Curta

Genesis

Miguel Andrade

Miguel Andrade

·2 min de leitura

O polémico Nacho Cerdà apresenta-nos Genesis, uma curta-metragem marcante, bizarra, mas também épica em todos os sentidos.

Falar de Nacho Cerdá quase significa também falar de toda a polémica envolvida com a sua curta-metragem anterior, Aftermath. Temas como a mutilação, sexo e necrofilia, aliados à forma chocante como foi apresentada e à ausência de díalogos, gerou uma enorme onda de controvérsia na comunicação social. Posso seguramente dizer que dificilmente tenha visto algo tão horrendo e brilhante em simultâneo. No entando, Genesis (1998), apesar de alguma bizarria ser ainda evidente, tem uma abordagem bastante mais clássica e bela.
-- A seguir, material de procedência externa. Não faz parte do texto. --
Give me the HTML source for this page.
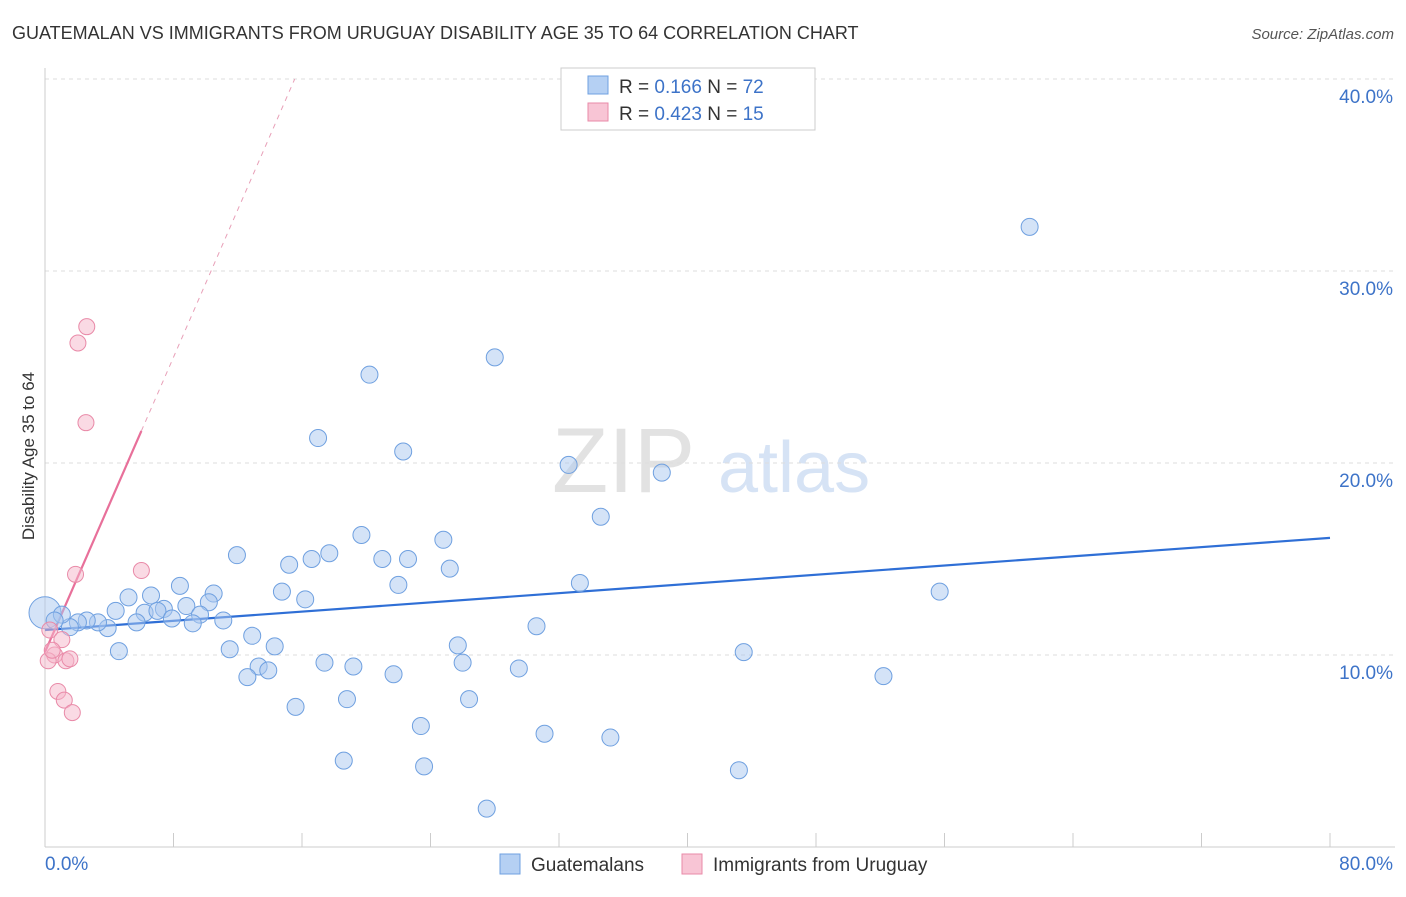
<!DOCTYPE html>
<html><head><meta charset="utf-8"><style>
body{margin:0;background:#fff;font-family:"Liberation Sans",sans-serif;}
svg text{font-family:"Liberation Sans",sans-serif;}
</style></head><body>
<svg id="chart" width="1406" height="892" xmlns="http://www.w3.org/2000/svg">
<text x="12" y="39" font-size="18" fill="#333">GUATEMALAN VS IMMIGRANTS FROM URUGUAY DISABILITY AGE 35 TO 64 CORRELATION CHART</text>
<text x="1394" y="39" font-size="15" fill="#555" text-anchor="end" font-style="italic">Source: ZipAtlas.com</text>
<g>
<text x="552" y="492" font-size="92" fill="#e2e2e2" font-family="Liberation Serif,serif">ZIP</text>
<text x="718" y="492" font-size="72" fill="#d6e3f5">atlas</text>
</g>
<g id="grid"></g>
<g id="axes"></g>
<g id="lines"></g>
<g id="points"></g>
<text transform="translate(34,456) rotate(-90)" font-size="17" fill="#333" text-anchor="middle">Disability Age 35 to 64</text>
<g>
<rect x="561" y="68" width="254" height="62" fill="#fff" stroke="#ccc"/>
<rect x="588" y="76" width="20" height="18" fill="#b5d0f3" stroke="#6fa0e0"/>
<rect x="588" y="103" width="20" height="18" fill="#f8c5d5" stroke="#e98aa8"/>
<text x="619" y="93" font-size="19" fill="#333">R = <tspan fill="#3d73c8">0.166</tspan>   N = <tspan fill="#3d73c8">72</tspan></text>
<text x="619" y="120" font-size="19" fill="#333">R = <tspan fill="#3d73c8">0.423</tspan>   N = <tspan fill="#3d73c8">15</tspan></text>
</g>
<g>
<rect x="500" y="854" width="20" height="20" fill="#b5d0f3" stroke="#6fa0e0"/>
<text x="531" y="871" font-size="19" fill="#333">Guatemalans</text>
<rect x="682" y="854" width="20" height="20" fill="#f8c5d5" stroke="#e98aa8"/>
<text x="713" y="871" font-size="19" fill="#333">Immigrants from Uruguay</text>
</g>
</svg>
<script>
const blueX=[61.3,28.0,20.2,17.0,22.3,32.6,38.4,34.6,19.7,24.8,11.95,17.7,16.6,15.2,21.0,22.6,25.2,33.3,22.0,8.4,14.75,10.5,55.7,16.2,5.2,6.6,10.2,4.4,6.2,7.4,8.8,7.0,7.9,9.65,11.1,5.7,9.2,3.9,3.3,2.6,2.05,1.55,1.05,0.6,30.6,12.9,14.3,25.7,4.6,11.5,43.5,17.4,19.2,26.0,29.5,13.3,13.9,21.7,12.6,52.2,18.8,26.4,15.6,23.4,31.1,35.2,18.6,23.6,43.2,27.5];
const blueY=[32.3,25.5,24.6,21.3,20.6,19.9,19.5,17.2,16.25,16.0,15.2,15.3,15.0,14.7,15.0,15.0,14.5,13.75,13.65,13.6,13.3,13.2,13.3,12.9,13.0,13.1,12.75,12.3,12.2,12.4,12.55,12.3,11.9,12.1,11.8,11.7,11.65,11.4,11.7,11.8,11.7,11.45,12.1,11.8,11.5,11.0,10.45,10.5,10.2,10.3,10.15,9.6,9.4,9.6,9.3,9.4,9.2,9.0,8.85,8.9,7.7,7.7,7.3,6.3,5.9,5.7,4.5,4.2,4.0,2.0];
const pinkX=[2.6,2.05,2.55,6.0,1.9,0.3,1.05,0.6,0.2,1.3,1.55,0.8,1.2,1.7,0.45];
const pinkY=[27.1,26.25,22.1,14.4,14.2,11.3,10.8,10.0,9.7,9.7,9.8,8.1,7.65,7.0,10.25];
const yTicks=[10,20,30,40];
const yTickLabels=["10.0%","20.0%","30.0%","40.0%"];
const xTicks=[0,8,16,24,32,40,48,56,64,72,80];
const blueTrend=[11.3,16.1];
const pinkTrend=[10.15,1.92];
const NS="http://www.w3.org/2000/svg";
const sx=v=>45+v*1285/80, sy=v=>847-v*19.2;
function mk(parent,tag,attrs){const e=document.createElementNS(NS,tag);for(const k in attrs)e.setAttribute(k,attrs[k]);document.getElementById(parent).appendChild(e);return e;}
yTicks.forEach((t,i)=>{
 const g=mk('grid','line',{x1:45,x2:1395,y1:sy(t),y2:sy(t),stroke:'#ddd','stroke-dasharray':'4,4'});
 
 
 const l=mk('axes','text',{x:1393,y:sy(t)+24,'font-size':19,fill:'#3d73c8','text-anchor':'end'});
 l.textContent=yTickLabels[i];
 
 
});
const ax=mk('axes','line',{x1:45,x2:1395,y1:847,y2:847,stroke:'#ccc'});


const ay=mk('axes','line',{x1:45,x2:45,y1:68,y2:847,stroke:'#ccc'});


xTicks.forEach(t=>{
 const k=mk('axes','line',{x1:sx(t),x2:sx(t),y1:833,y2:847,stroke:'#ccc'});
 
 
});
const x0=mk('axes','text',{x:45,y:870,'font-size':19,fill:'#3d73c8'});x0.textContent='0.0%';


const x1=mk('axes','text',{x:1393,y:870,'font-size':19,fill:'#3d73c8','text-anchor':'end'});x1.textContent='80.0%';


const bl=mk('lines','line',{x1:sx(0),y1:sy(blueTrend[0]),x2:sx(80),y2:sy(blueTrend[1]),stroke:'#2f6fd6','stroke-width':2.2});


const pxEnd=Math.max(...pinkX), pdEnd=(40-pinkTrend[0])/pinkTrend[1];
const pl=mk('lines','line',{x1:sx(0),y1:sy(pinkTrend[0]),x2:sx(pxEnd),y2:sy(pinkTrend[0]+pinkTrend[1]*pxEnd),stroke:'#e8709a','stroke-width':2.2});


const pd=mk('lines','line',{x1:sx(pxEnd),y1:sy(pinkTrend[0]+pinkTrend[1]*pxEnd),x2:sx(pdEnd),y2:sy(40),stroke:'#e8a0b8','stroke-width':1,'stroke-dasharray':'5,5'});


const big=mk('points','circle',{cx:sx(0),cy:sy(12.2),r:16,fill:'rgba(169,200,240,0.5)',stroke:'#6fa0e0'});


blueX.forEach((x,i)=>{
 const c=mk('points','circle',{cx:sx(x),cy:sy(blueY[i]),r:8.5,fill:'rgba(169,200,240,0.5)',stroke:'#6fa0e0','stroke-width':1});
 
 
});
pinkX.forEach((x,i)=>{
 const c=mk('points','circle',{cx:sx(x),cy:sy(pinkY[i]),r:8,fill:'rgba(246,182,201,0.5)',stroke:'#e98aa8','stroke-width':1});
 
 
});
</script>
</body></html>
A curta-metragem começa com a recordação dos momentos vividos por um escultor (personagem principal, interpretada por Pep Tosar) com a sua mulher. Após a morte da sua esposa, a personagem vive um trauma e esculpe uma estátua em sua memória. É de realçar o excelente papel do actor que, mesmo sem diálogos, demonstra a sua expressão carregada de uma tristeza pesada e mórbida. Durante este processo, a estátua começa a sangrar pelas suas fendas. Um milagre aos olhos do escultor, um momento de júbilo. No entanto, este nota que está a acontecer em si o processo inverso: a sua pele torna-se seca e repleta de argila. Nacho Cerdà sugere que uma espécie de “transferência” de vida esteja a acontecer, e aqui surge o início trágico do climax da curta-metragem. Finaliza com a sua mulher renascendo, enquanto ele próprio assiste através do seu único olho direito ainda não petrificado. De notar os planos fantásticos e a ausência de diálogo que forçam o espectador a focar em todos os detalhes. É uma curta extremamente visual, mas também musical. A seleção da banda sonora foi perfeita e crucial para criar o ambiente que Cerdà pretendia. Nunca é demais ouvir a “Sonata ao Luar” de Beethoven. Esta curta não fica por aqui. Muitos podem já ter ouvido uma história semelhante. Para quem conhece, é clara uma relação quase direta com o mito grego de Pigmaleão. Esta grande obra de arte garantiu a Nacho Cerdà o prémio de melhor curta-metragem de ficção em 1999 nos 13º Goya Awards. Pertence também à sua “Trilogia da Morte”, juntamente com o já referido Aftermath e The Awakening.